▸ **DATA TO PROCESS**
------

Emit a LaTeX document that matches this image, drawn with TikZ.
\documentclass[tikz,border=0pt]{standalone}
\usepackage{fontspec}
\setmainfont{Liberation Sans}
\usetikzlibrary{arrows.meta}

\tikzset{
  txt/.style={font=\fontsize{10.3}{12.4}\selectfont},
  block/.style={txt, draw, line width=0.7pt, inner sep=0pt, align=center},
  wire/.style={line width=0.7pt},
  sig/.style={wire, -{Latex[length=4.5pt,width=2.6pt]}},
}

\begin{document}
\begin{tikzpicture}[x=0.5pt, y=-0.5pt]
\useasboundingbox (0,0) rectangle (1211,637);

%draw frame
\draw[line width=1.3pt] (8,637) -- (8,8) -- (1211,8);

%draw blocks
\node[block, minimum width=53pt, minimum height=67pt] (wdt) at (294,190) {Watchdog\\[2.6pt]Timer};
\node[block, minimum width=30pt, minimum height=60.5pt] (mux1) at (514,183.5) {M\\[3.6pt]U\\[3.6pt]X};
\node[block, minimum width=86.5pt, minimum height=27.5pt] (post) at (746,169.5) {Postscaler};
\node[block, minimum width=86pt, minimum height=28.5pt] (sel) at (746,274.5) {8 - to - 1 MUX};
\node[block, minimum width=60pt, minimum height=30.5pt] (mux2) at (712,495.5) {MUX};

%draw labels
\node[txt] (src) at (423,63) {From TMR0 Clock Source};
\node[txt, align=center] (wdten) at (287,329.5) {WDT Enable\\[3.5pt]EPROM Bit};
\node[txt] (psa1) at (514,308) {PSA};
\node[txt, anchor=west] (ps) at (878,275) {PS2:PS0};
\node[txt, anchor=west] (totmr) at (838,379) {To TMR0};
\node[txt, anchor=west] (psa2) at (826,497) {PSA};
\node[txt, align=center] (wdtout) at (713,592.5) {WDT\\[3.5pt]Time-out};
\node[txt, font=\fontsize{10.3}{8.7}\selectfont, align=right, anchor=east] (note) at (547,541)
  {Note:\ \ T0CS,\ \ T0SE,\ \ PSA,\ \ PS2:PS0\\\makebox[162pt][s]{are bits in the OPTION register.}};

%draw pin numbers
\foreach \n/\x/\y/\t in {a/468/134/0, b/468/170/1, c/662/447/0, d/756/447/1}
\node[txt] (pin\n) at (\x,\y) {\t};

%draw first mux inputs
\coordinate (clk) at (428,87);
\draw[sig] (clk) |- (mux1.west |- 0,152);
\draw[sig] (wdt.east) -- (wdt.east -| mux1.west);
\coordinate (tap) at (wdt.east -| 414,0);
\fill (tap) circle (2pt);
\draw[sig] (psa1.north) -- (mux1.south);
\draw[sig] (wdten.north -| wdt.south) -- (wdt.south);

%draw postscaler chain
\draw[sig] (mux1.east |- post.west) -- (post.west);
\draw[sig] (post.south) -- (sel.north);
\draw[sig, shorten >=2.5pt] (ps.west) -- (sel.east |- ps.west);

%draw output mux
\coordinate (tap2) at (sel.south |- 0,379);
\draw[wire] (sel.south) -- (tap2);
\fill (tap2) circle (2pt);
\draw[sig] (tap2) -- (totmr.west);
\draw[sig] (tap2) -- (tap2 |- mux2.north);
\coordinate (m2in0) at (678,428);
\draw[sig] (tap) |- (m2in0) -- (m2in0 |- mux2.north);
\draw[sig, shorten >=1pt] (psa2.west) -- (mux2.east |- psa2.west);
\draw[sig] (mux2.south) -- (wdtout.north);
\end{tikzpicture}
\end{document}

------

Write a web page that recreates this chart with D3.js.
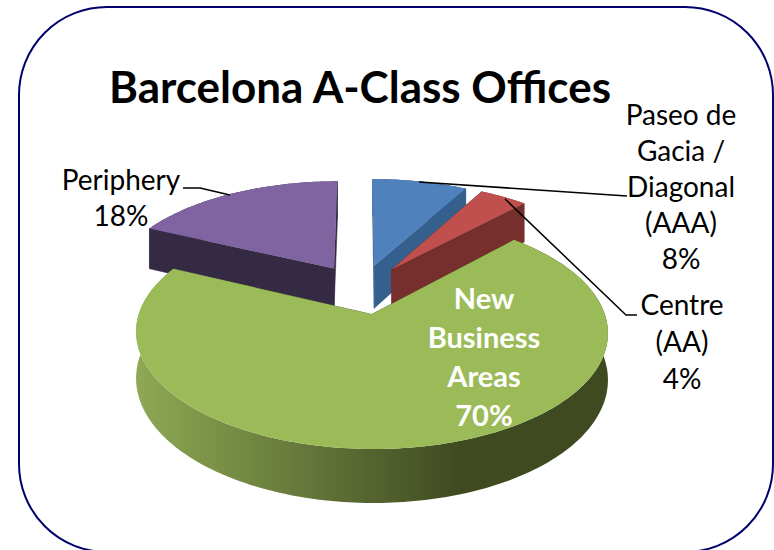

------

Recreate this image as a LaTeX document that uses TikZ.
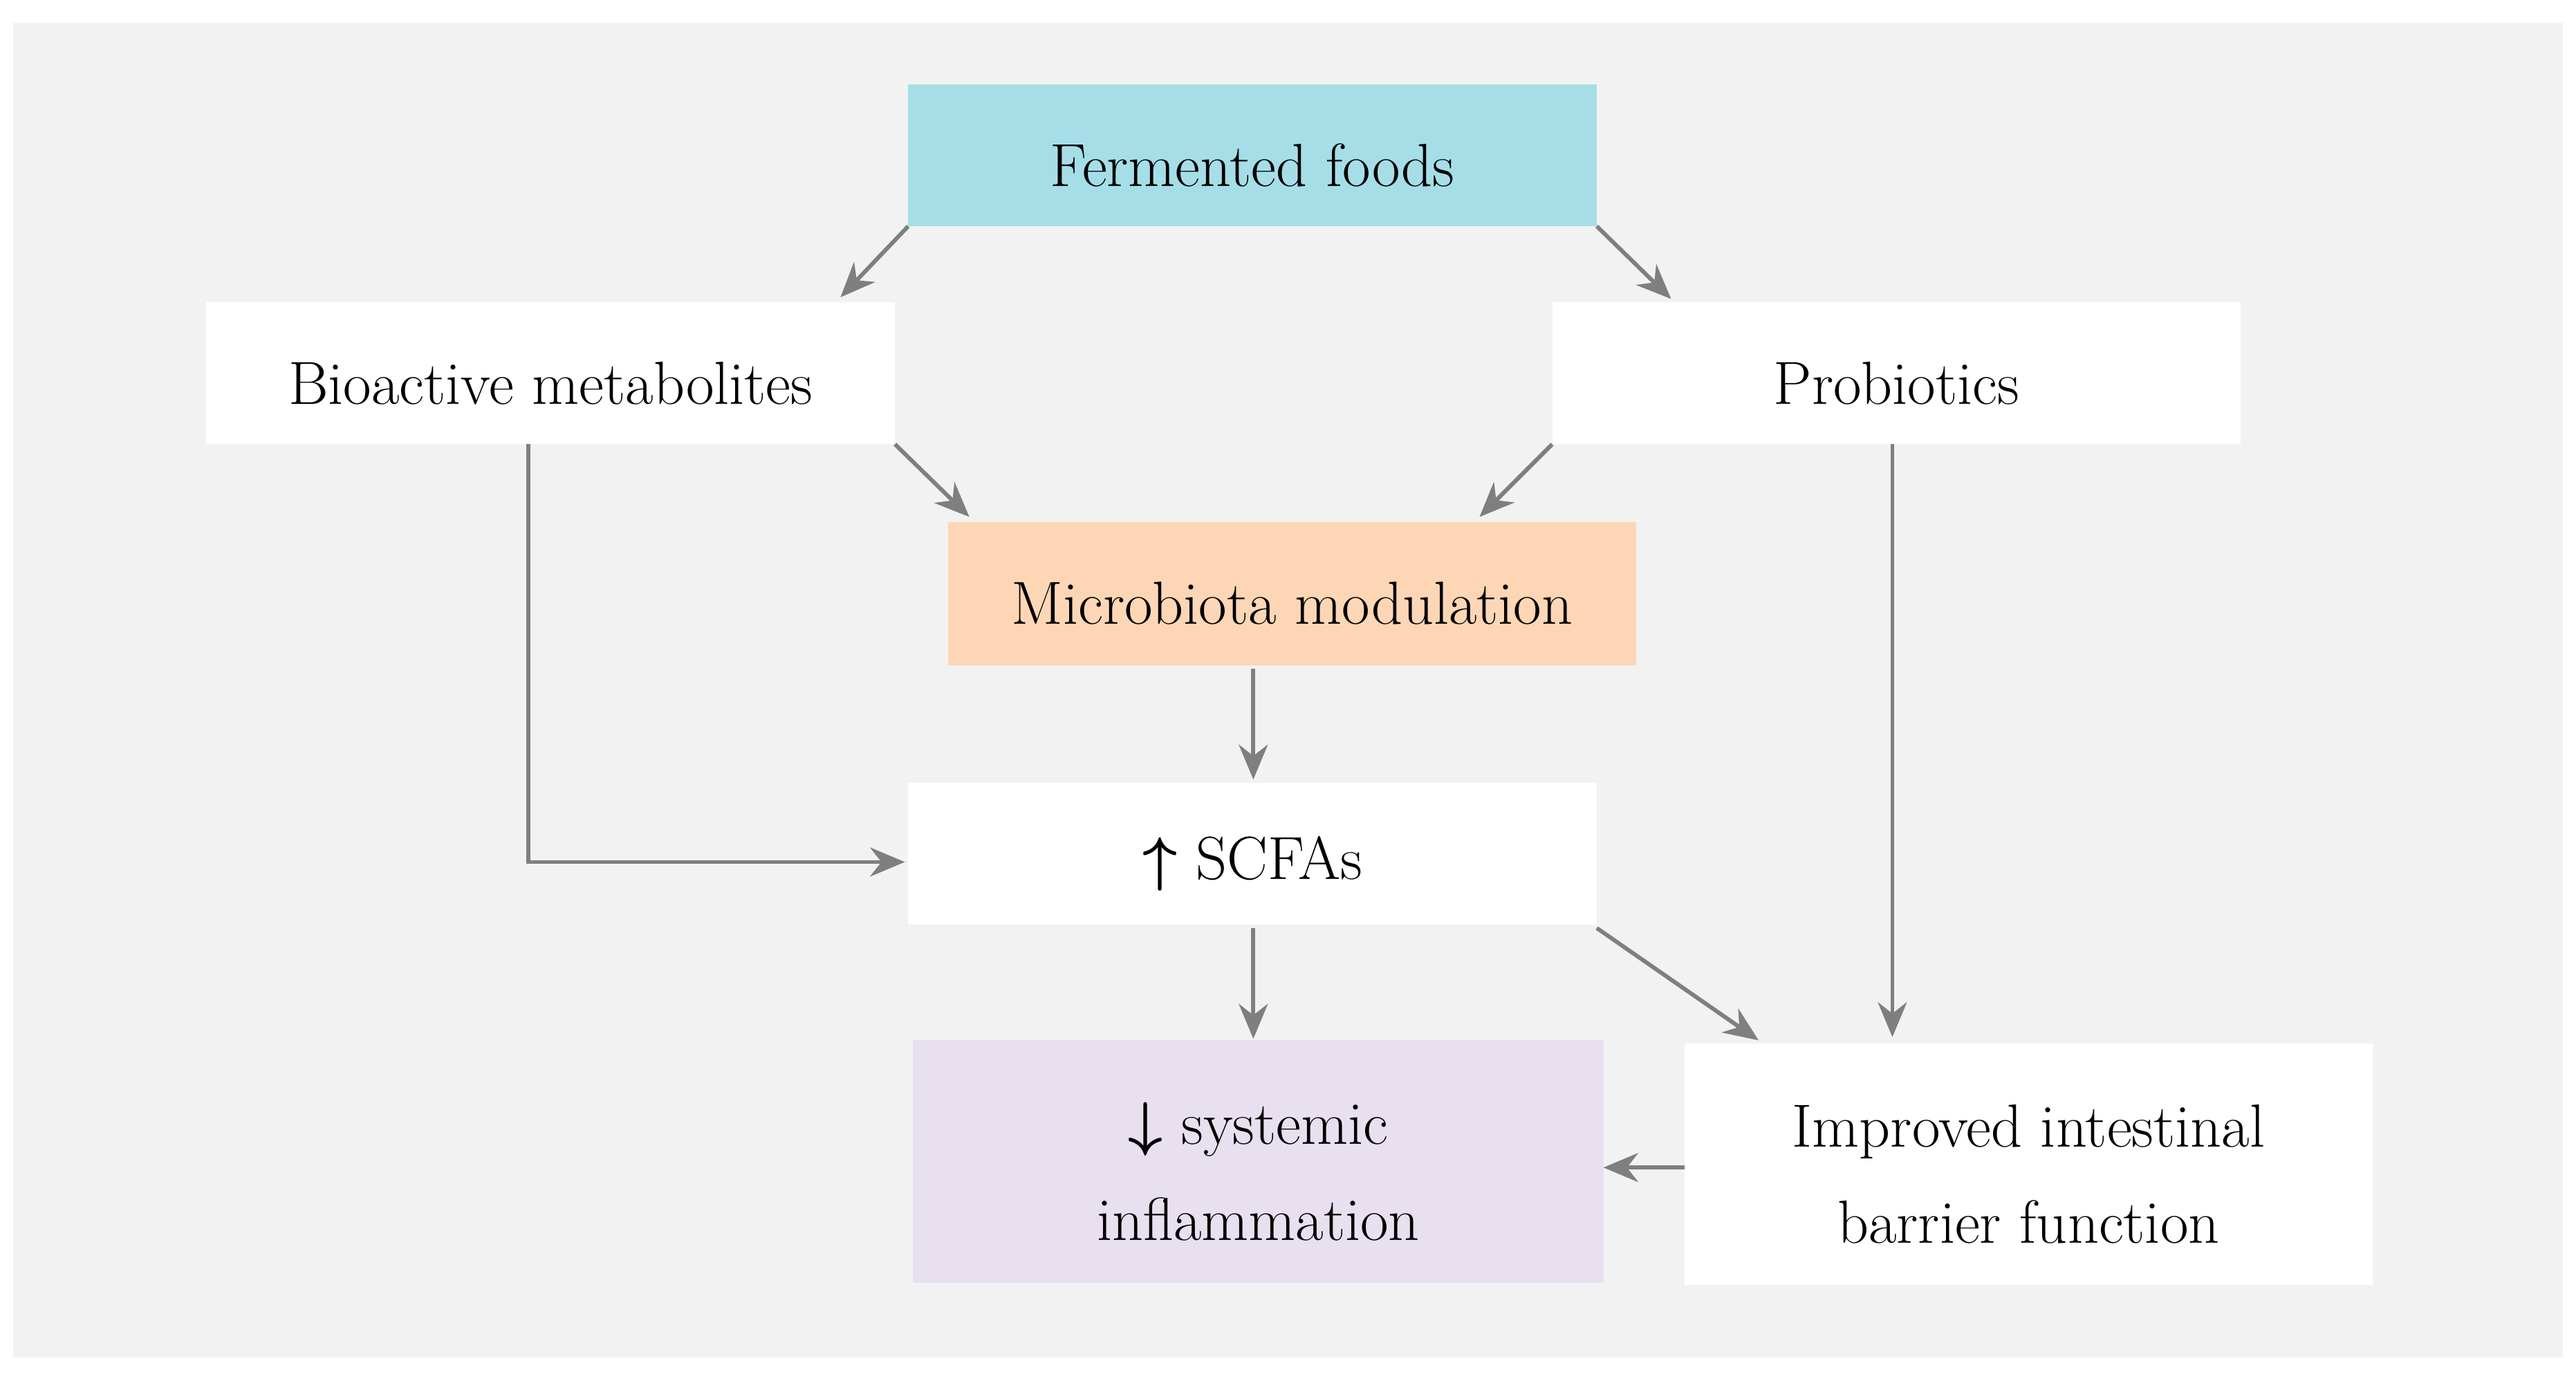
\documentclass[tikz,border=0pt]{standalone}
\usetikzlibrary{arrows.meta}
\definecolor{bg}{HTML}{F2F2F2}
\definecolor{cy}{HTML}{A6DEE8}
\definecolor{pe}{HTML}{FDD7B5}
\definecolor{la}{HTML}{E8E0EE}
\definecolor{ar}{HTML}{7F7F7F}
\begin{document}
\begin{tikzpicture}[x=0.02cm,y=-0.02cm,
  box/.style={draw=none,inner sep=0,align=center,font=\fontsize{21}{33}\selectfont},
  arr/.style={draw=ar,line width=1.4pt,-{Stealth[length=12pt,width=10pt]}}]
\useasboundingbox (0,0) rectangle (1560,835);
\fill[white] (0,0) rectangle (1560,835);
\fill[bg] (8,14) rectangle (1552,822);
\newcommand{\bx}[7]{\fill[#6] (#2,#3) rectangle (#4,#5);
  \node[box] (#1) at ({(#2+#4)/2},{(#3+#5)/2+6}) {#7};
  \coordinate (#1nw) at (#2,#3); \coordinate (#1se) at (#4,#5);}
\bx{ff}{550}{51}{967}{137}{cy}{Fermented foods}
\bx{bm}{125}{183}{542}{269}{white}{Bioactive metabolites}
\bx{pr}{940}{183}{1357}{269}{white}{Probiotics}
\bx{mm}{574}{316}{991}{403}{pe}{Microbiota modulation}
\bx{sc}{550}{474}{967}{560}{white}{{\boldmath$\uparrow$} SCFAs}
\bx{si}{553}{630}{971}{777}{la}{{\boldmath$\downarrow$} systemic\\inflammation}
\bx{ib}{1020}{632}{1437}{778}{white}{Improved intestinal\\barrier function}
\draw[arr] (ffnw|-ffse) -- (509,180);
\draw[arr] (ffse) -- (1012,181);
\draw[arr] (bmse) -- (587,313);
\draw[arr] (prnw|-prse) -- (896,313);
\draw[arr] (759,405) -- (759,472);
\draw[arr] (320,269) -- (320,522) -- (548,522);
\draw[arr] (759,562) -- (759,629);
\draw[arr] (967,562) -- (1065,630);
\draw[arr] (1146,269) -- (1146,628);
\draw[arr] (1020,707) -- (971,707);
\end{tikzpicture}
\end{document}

------

▸ **WHAT IS NEEDED**
Extract from the listing above the lines between the line containing "Emit a LaTeX" and the line containing "(pin\n) at (\x,\y)", keeping both of those lines. Output nothing else.

▸ **SOLUTION BELOW**
Emit a LaTeX document that matches this image, drawn with TikZ.
\documentclass[tikz,border=0pt]{standalone}
\usepackage{fontspec}
\setmainfont{Liberation Sans}
\usetikzlibrary{arrows.meta}

\tikzset{
  txt/.style={font=\fontsize{10.3}{12.4}\selectfont},
  block/.style={txt, draw, line width=0.7pt, inner sep=0pt, align=center},
  wire/.style={line width=0.7pt},
  sig/.style={wire, -{Latex[length=4.5pt,width=2.6pt]}},
}

\begin{document}
\begin{tikzpicture}[x=0.5pt, y=-0.5pt]
\useasboundingbox (0,0) rectangle (1211,637);

%draw frame
\draw[line width=1.3pt] (8,637) -- (8,8) -- (1211,8);

%draw blocks
\node[block, minimum width=53pt, minimum height=67pt] (wdt) at (294,190) {Watchdog\\[2.6pt]Timer};
\node[block, minimum width=30pt, minimum height=60.5pt] (mux1) at (514,183.5) {M\\[3.6pt]U\\[3.6pt]X};
\node[block, minimum width=86.5pt, minimum height=27.5pt] (post) at (746,169.5) {Postscaler};
\node[block, minimum width=86pt, minimum height=28.5pt] (sel) at (746,274.5) {8 - to - 1 MUX};
\node[block, minimum width=60pt, minimum height=30.5pt] (mux2) at (712,495.5) {MUX};

%draw labels
\node[txt] (src) at (423,63) {From TMR0 Clock Source};
\node[txt, align=center] (wdten) at (287,329.5) {WDT Enable\\[3.5pt]EPROM Bit};
\node[txt] (psa1) at (514,308) {PSA};
\node[txt, anchor=west] (ps) at (878,275) {PS2:PS0};
\node[txt, anchor=west] (totmr) at (838,379) {To TMR0};
\node[txt, anchor=west] (psa2) at (826,497) {PSA};
\node[txt, align=center] (wdtout) at (713,592.5) {WDT\\[3.5pt]Time-out};
\node[txt, font=\fontsize{10.3}{8.7}\selectfont, align=right, anchor=east] (note) at (547,541)
  {Note:\ \ T0CS,\ \ T0SE,\ \ PSA,\ \ PS2:PS0\\\makebox[162pt][s]{are bits in the OPTION register.}};

%draw pin numbers
\foreach \n/\x/\y/\t in {a/468/134/0, b/468/170/1, c/662/447/0, d/756/447/1}
\node[txt] (pin\n) at (\x,\y) {\t};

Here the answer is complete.